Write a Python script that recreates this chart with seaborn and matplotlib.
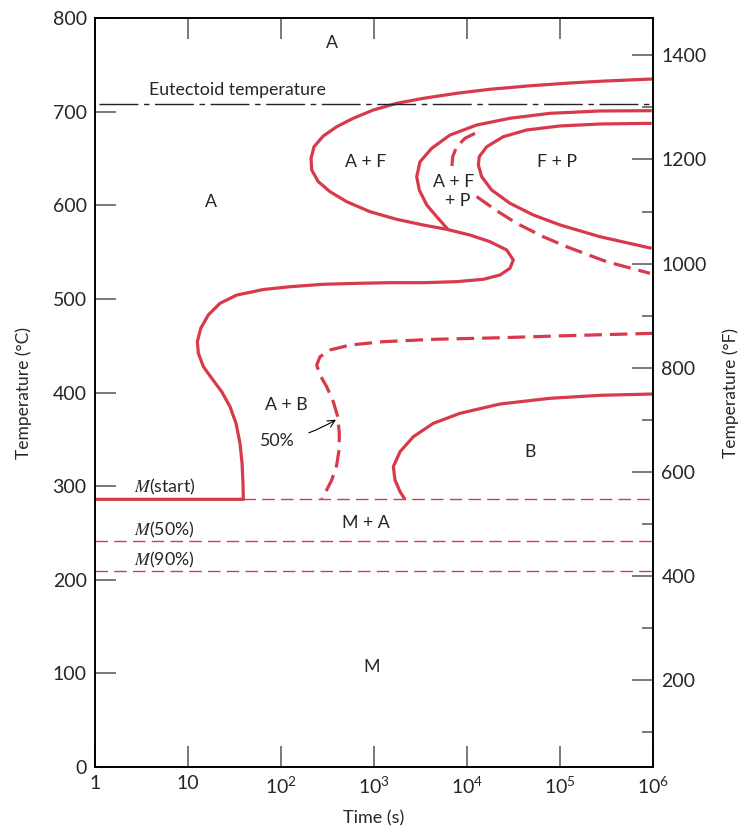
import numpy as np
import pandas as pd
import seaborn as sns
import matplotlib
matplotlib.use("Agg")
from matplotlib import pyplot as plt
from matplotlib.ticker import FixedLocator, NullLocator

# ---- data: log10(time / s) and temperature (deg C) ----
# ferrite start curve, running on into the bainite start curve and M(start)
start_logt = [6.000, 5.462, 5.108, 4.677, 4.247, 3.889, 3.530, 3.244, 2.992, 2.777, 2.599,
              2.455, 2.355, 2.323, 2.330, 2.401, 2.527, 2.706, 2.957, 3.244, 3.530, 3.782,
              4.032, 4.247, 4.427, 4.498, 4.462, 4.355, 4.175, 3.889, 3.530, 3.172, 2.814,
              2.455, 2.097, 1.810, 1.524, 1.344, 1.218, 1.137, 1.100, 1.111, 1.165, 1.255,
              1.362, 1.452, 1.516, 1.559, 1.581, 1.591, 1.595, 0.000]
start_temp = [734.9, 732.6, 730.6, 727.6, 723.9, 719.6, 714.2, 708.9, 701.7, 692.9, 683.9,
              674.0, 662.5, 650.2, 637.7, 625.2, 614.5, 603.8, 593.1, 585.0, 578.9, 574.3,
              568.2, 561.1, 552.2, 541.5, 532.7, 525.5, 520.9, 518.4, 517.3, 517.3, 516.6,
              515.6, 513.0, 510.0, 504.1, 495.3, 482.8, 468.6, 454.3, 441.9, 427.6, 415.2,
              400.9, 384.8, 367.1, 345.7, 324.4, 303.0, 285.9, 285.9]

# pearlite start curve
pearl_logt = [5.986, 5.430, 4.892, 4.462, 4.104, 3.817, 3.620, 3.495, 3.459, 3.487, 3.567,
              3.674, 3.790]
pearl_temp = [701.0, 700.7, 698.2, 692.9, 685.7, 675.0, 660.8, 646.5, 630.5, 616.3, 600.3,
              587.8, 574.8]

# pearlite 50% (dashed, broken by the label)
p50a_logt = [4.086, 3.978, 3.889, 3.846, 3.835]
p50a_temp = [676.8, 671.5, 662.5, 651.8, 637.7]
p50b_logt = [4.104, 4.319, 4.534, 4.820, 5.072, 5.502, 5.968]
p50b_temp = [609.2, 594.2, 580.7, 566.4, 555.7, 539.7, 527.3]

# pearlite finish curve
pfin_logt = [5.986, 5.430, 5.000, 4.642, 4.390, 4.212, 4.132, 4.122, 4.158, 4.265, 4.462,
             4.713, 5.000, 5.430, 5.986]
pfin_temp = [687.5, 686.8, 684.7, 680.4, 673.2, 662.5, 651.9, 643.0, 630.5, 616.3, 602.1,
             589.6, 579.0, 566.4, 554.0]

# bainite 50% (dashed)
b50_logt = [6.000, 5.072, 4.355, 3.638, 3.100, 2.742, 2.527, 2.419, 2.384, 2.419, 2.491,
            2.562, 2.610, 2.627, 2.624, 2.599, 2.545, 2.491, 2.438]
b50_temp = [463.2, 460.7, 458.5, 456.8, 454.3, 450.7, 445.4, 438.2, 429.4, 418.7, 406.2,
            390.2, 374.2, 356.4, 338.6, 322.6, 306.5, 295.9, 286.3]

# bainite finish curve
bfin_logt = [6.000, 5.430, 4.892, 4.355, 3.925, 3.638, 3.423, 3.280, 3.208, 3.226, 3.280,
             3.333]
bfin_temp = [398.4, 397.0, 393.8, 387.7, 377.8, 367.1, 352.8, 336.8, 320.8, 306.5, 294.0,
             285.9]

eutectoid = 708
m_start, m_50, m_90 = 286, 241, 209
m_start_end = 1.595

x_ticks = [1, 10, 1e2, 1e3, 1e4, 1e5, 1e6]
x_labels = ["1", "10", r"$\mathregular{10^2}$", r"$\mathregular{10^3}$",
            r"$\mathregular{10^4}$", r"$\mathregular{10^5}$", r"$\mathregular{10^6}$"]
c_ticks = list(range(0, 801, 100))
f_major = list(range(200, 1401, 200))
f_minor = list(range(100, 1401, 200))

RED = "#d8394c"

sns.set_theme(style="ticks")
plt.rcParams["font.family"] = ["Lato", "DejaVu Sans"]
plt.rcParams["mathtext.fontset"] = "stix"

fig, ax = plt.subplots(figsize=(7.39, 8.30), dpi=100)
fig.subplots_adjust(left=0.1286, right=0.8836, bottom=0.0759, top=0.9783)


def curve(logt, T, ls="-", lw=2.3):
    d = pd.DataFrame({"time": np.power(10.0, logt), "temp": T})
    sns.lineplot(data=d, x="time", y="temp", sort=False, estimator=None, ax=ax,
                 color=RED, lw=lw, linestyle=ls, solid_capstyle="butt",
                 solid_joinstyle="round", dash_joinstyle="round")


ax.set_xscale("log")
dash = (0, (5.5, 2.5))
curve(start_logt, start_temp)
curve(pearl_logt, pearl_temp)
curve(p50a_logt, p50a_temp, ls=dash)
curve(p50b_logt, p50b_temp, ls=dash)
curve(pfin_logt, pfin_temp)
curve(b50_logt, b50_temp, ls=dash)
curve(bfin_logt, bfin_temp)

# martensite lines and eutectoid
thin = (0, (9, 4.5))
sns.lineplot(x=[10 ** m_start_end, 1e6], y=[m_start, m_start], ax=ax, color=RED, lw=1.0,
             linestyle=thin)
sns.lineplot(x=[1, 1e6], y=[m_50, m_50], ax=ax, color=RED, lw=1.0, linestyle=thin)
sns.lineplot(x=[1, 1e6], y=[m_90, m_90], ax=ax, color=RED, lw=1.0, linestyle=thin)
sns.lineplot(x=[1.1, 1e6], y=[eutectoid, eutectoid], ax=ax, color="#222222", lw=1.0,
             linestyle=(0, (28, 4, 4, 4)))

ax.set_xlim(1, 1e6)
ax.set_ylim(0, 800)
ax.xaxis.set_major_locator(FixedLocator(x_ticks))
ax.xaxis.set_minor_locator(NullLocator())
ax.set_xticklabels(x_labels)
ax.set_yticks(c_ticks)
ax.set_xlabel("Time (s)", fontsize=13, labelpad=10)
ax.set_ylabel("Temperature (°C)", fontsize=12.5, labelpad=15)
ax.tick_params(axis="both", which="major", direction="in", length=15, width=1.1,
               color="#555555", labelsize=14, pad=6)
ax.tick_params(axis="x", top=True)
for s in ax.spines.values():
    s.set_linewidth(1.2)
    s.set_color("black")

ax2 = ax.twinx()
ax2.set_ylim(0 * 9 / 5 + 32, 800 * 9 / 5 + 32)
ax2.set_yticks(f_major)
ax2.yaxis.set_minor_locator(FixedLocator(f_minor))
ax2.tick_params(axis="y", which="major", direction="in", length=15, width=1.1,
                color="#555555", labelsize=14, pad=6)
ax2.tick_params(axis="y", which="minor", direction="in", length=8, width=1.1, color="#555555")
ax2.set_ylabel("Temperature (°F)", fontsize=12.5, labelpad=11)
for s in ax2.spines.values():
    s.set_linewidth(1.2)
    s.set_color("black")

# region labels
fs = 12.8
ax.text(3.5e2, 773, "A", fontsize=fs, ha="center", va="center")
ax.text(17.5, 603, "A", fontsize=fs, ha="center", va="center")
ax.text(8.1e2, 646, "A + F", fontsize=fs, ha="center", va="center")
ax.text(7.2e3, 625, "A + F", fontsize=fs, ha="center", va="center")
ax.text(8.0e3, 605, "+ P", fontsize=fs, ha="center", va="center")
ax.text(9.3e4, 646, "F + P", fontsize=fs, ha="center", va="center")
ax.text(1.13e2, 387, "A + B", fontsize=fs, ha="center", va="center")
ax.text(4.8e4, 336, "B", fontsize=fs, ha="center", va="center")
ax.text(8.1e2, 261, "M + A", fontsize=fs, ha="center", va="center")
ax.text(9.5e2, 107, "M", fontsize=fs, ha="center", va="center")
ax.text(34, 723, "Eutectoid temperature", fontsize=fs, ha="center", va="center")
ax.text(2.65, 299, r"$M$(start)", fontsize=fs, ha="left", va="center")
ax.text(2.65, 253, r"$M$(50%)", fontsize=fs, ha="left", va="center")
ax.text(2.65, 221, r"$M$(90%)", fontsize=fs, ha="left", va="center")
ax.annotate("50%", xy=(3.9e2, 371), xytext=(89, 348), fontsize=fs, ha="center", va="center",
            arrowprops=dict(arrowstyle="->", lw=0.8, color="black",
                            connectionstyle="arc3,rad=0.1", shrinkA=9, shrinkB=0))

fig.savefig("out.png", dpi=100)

▶ TASK: Everything from the first line to the line with "from matplotlib.ticker import" must be repeated exactly, and nothing else. Leave the pictures out.

▶ TASK RESPONSE:
Write a Python script that recreates this chart with seaborn and matplotlib.
import numpy as np
import pandas as pd
import seaborn as sns
import matplotlib
matplotlib.use("Agg")
from matplotlib import pyplot as plt
from matplotlib.ticker import FixedLocator, NullLocator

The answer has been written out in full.